Problem details: Begin with the first line and repeat exactly through the line containing "tab_left = 55"; leave every image out.

Input for this task:
....
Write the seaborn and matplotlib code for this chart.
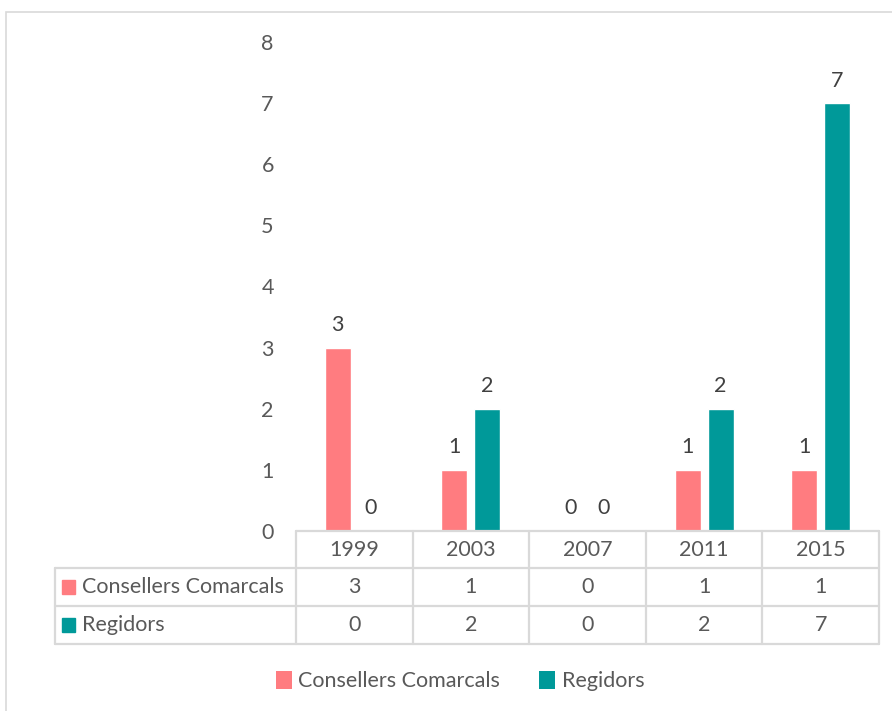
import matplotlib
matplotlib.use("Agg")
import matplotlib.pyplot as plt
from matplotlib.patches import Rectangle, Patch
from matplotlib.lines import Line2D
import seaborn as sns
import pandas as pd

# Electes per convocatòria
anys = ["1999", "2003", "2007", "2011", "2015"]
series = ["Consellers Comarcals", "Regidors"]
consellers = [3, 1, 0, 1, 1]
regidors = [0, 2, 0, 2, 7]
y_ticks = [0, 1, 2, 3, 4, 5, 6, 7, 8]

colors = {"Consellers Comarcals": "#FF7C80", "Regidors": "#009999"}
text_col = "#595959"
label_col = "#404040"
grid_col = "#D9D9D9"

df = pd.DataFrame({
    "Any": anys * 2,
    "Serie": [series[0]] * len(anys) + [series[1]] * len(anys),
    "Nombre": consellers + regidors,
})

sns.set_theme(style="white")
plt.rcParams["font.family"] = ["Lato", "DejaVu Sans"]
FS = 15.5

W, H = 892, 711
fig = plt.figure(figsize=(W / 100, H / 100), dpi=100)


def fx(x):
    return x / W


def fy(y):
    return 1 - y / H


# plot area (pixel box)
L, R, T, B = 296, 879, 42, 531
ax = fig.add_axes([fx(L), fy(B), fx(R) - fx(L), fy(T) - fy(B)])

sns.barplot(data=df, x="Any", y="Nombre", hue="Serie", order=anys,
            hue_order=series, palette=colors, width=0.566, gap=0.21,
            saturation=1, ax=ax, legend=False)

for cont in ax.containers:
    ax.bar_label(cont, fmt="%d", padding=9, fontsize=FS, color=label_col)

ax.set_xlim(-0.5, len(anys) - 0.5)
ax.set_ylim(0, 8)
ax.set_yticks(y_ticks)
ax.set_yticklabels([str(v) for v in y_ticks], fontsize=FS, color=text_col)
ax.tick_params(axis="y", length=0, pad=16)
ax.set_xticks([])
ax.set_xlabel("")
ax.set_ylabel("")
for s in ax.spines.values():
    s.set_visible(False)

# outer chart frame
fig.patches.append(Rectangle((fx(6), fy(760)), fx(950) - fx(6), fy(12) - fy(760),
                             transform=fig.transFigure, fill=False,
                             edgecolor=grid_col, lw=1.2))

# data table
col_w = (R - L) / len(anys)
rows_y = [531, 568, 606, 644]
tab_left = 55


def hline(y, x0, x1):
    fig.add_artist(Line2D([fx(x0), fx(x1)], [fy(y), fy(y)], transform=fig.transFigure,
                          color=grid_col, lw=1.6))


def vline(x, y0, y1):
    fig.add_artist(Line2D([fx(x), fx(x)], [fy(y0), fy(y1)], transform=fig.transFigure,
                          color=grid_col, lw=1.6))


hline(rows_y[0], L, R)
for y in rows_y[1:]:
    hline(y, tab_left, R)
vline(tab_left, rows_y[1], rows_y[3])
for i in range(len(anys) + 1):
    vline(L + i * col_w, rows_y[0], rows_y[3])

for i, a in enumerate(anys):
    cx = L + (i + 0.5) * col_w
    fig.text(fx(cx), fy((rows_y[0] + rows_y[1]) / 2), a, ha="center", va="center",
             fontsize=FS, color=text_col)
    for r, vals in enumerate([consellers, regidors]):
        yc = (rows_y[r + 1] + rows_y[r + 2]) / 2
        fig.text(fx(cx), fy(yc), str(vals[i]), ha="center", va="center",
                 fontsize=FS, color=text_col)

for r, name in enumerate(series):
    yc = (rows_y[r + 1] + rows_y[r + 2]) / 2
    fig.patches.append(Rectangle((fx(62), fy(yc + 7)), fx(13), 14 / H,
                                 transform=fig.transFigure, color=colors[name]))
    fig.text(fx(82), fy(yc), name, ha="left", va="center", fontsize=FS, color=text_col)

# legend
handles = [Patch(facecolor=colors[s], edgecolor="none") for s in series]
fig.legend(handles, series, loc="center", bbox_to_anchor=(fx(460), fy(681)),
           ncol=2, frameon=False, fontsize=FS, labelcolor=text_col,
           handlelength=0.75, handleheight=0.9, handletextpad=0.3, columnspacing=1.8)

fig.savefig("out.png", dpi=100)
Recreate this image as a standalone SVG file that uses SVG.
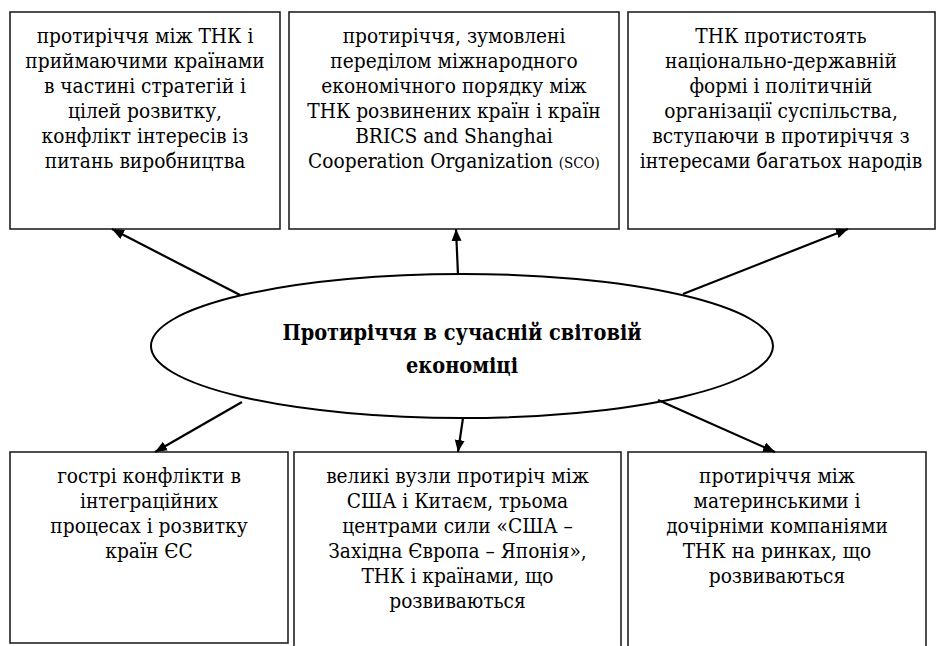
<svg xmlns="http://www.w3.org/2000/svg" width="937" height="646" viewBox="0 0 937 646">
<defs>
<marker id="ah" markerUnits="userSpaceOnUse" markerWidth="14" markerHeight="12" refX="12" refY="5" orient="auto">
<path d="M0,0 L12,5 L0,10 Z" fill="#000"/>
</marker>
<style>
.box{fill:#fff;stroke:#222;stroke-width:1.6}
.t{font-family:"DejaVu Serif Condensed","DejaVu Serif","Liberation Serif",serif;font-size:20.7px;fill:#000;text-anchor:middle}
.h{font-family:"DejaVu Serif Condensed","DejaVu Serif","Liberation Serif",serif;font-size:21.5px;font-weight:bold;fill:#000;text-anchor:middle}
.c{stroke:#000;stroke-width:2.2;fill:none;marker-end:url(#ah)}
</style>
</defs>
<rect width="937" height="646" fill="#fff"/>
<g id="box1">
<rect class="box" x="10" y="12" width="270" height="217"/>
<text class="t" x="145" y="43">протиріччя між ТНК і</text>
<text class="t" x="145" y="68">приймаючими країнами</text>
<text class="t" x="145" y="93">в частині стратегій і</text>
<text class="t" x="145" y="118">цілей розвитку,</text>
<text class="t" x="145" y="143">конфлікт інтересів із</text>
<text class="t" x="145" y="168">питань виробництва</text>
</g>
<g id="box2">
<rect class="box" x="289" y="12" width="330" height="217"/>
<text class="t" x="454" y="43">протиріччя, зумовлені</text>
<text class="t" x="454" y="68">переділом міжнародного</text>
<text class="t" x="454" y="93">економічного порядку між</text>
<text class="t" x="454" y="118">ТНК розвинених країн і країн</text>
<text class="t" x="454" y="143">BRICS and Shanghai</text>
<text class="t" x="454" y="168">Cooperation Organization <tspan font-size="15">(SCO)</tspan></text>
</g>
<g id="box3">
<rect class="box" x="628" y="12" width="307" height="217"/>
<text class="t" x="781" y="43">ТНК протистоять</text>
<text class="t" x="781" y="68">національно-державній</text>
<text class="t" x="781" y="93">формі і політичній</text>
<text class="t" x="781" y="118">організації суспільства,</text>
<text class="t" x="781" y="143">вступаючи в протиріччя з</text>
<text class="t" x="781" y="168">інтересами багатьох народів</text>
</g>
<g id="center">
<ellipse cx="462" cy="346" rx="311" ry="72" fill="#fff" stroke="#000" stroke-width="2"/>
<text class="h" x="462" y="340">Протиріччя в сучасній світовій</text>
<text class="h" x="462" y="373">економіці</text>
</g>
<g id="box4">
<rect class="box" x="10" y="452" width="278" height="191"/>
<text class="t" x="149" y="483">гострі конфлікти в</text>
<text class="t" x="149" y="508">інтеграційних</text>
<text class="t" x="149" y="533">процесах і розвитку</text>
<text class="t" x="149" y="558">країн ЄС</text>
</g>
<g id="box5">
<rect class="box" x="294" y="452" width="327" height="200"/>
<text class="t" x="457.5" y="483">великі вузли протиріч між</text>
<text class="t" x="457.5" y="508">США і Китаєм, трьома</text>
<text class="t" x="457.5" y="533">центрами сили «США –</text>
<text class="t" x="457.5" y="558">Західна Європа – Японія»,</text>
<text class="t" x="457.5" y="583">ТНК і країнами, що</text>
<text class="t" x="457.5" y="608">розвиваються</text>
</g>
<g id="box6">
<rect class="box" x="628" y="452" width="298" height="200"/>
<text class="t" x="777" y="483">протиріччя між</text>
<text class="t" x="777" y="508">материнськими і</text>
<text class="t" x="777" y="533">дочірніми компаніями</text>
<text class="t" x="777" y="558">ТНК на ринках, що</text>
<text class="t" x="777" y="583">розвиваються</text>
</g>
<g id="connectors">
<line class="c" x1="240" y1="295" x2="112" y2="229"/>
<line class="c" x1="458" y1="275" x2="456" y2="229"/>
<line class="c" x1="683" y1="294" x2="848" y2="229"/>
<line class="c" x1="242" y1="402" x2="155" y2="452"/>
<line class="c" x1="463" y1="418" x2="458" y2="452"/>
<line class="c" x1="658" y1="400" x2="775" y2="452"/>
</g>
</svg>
....
Finished exercise:
Write the seaborn and matplotlib code for this chart.
import matplotlib
matplotlib.use("Agg")
import matplotlib.pyplot as plt
from matplotlib.patches import Rectangle, Patch
from matplotlib.lines import Line2D
import seaborn as sns
import pandas as pd

# Electes per convocatòria
anys = ["1999", "2003", "2007", "2011", "2015"]
series = ["Consellers Comarcals", "Regidors"]
consellers = [3, 1, 0, 1, 1]
regidors = [0, 2, 0, 2, 7]
y_ticks = [0, 1, 2, 3, 4, 5, 6, 7, 8]

colors = {"Consellers Comarcals": "#FF7C80", "Regidors": "#009999"}
text_col = "#595959"
label_col = "#404040"
grid_col = "#D9D9D9"

df = pd.DataFrame({
    "Any": anys * 2,
    "Serie": [series[0]] * len(anys) + [series[1]] * len(anys),
    "Nombre": consellers + regidors,
})

sns.set_theme(style="white")
plt.rcParams["font.family"] = ["Lato", "DejaVu Sans"]
FS = 15.5

W, H = 892, 711
fig = plt.figure(figsize=(W / 100, H / 100), dpi=100)


def fx(x):
    return x / W


def fy(y):
    return 1 - y / H


# plot area (pixel box)
L, R, T, B = 296, 879, 42, 531
ax = fig.add_axes([fx(L), fy(B), fx(R) - fx(L), fy(T) - fy(B)])

sns.barplot(data=df, x="Any", y="Nombre", hue="Serie", order=anys,
            hue_order=series, palette=colors, width=0.566, gap=0.21,
            saturation=1, ax=ax, legend=False)

for cont in ax.containers:
    ax.bar_label(cont, fmt="%d", padding=9, fontsize=FS, color=label_col)

ax.set_xlim(-0.5, len(anys) - 0.5)
ax.set_ylim(0, 8)
ax.set_yticks(y_ticks)
ax.set_yticklabels([str(v) for v in y_ticks], fontsize=FS, color=text_col)
ax.tick_params(axis="y", length=0, pad=16)
ax.set_xticks([])
ax.set_xlabel("")
ax.set_ylabel("")
for s in ax.spines.values():
    s.set_visible(False)

# outer chart frame
fig.patches.append(Rectangle((fx(6), fy(760)), fx(950) - fx(6), fy(12) - fy(760),
                             transform=fig.transFigure, fill=False,
                             edgecolor=grid_col, lw=1.2))

# data table
col_w = (R - L) / len(anys)
rows_y = [531, 568, 606, 644]
tab_left = 55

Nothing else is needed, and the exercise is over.